Written request »
Pictures stay out of the copy; restate everything else in the material exactly.

Source code of charts:
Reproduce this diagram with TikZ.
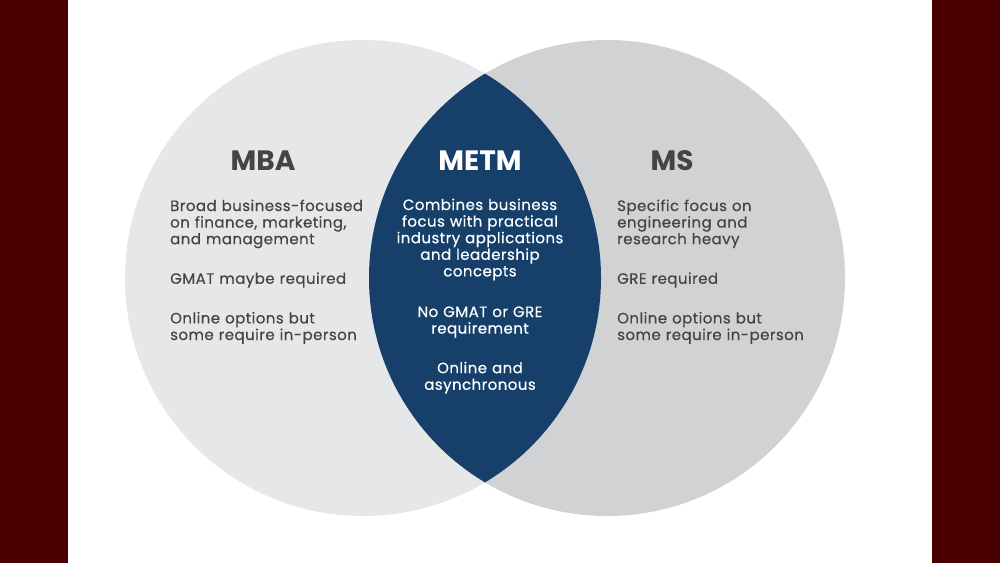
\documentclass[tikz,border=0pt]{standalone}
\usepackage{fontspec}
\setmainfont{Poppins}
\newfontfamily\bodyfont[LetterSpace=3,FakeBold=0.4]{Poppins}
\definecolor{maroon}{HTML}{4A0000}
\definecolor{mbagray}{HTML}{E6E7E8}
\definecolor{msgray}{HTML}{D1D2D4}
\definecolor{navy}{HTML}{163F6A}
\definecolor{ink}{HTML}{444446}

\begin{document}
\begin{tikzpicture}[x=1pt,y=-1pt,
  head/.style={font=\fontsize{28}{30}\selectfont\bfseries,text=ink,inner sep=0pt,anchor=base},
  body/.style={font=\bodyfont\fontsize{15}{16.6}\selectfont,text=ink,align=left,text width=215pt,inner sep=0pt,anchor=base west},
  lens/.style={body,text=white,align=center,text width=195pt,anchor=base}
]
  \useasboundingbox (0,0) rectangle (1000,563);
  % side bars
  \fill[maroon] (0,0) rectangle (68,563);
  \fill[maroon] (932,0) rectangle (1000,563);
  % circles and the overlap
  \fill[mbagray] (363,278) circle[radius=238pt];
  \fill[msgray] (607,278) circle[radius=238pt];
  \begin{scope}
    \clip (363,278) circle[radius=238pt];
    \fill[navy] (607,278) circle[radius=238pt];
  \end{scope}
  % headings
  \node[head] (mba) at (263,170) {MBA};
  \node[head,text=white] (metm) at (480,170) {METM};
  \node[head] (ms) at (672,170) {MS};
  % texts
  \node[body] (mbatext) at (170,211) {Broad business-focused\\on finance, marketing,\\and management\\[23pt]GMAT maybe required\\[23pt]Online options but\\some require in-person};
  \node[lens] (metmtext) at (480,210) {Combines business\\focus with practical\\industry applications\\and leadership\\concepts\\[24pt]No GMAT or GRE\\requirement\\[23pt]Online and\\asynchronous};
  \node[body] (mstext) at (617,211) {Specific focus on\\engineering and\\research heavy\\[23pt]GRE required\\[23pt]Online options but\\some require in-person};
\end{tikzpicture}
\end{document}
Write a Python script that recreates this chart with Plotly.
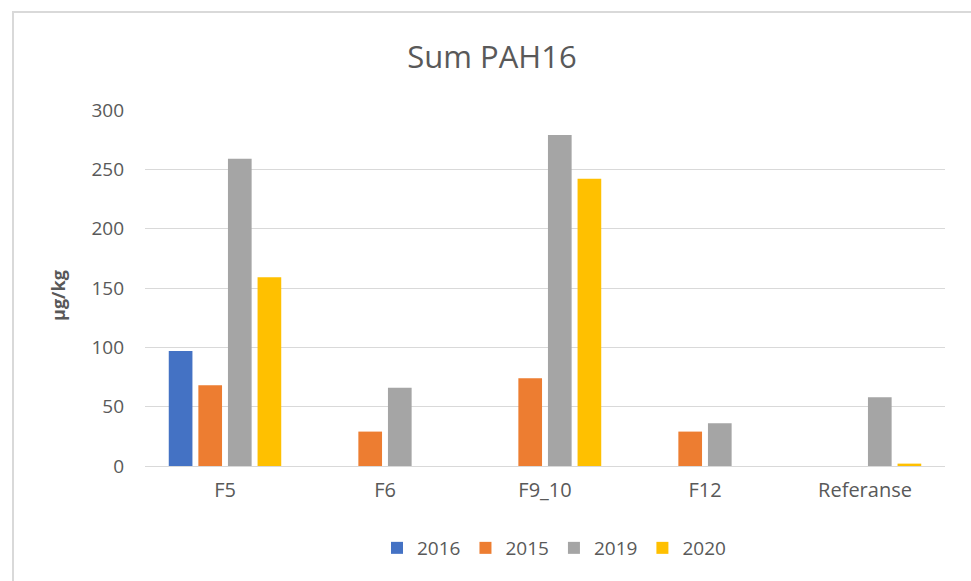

Task solution »
Reproduce this diagram with TikZ.
\documentclass[tikz,border=0pt]{standalone}
\usepackage{fontspec}
\setmainfont{Poppins}
\newfontfamily\bodyfont[LetterSpace=3,FakeBold=0.4]{Poppins}
\definecolor{maroon}{HTML}{4A0000}
\definecolor{mbagray}{HTML}{E6E7E8}
\definecolor{msgray}{HTML}{D1D2D4}
\definecolor{navy}{HTML}{163F6A}
\definecolor{ink}{HTML}{444446}

\begin{document}
\begin{tikzpicture}[x=1pt,y=-1pt,
  head/.style={font=\fontsize{28}{30}\selectfont\bfseries,text=ink,inner sep=0pt,anchor=base},
  body/.style={font=\bodyfont\fontsize{15}{16.6}\selectfont,text=ink,align=left,text width=215pt,inner sep=0pt,anchor=base west},
  lens/.style={body,text=white,align=center,text width=195pt,anchor=base}
]
  \useasboundingbox (0,0) rectangle (1000,563);
  % side bars
  \fill[maroon] (0,0) rectangle (68,563);
  \fill[maroon] (932,0) rectangle (1000,563);
  % circles and the overlap
  \fill[mbagray] (363,278) circle[radius=238pt];
  \fill[msgray] (607,278) circle[radius=238pt];
  \begin{scope}
    \clip (363,278) circle[radius=238pt];
    \fill[navy] (607,278) circle[radius=238pt];
  \end{scope}
  % headings
  \node[head] (mba) at (263,170) {MBA};
  \node[head,text=white] (metm) at (480,170) {METM};
  \node[head] (ms) at (672,170) {MS};
  % texts
  \node[body] (mbatext) at (170,211) {Broad business-focused\\on finance, marketing,\\and management\\[23pt]GMAT maybe required\\[23pt]Online options but\\some require in-person};
  \node[lens] (metmtext) at (480,210) {Combines business\\focus with practical\\industry applications\\and leadership\\concepts\\[24pt]No GMAT or GRE\\requirement\\[23pt]Online and\\asynchronous};
  \node[body] (mstext) at (617,211) {Specific focus on\\engineering and\\research heavy\\[23pt]GRE required\\[23pt]Online options but\\some require in-person};
\end{tikzpicture}
\end{document}
Write a Python script that recreates this chart with Plotly.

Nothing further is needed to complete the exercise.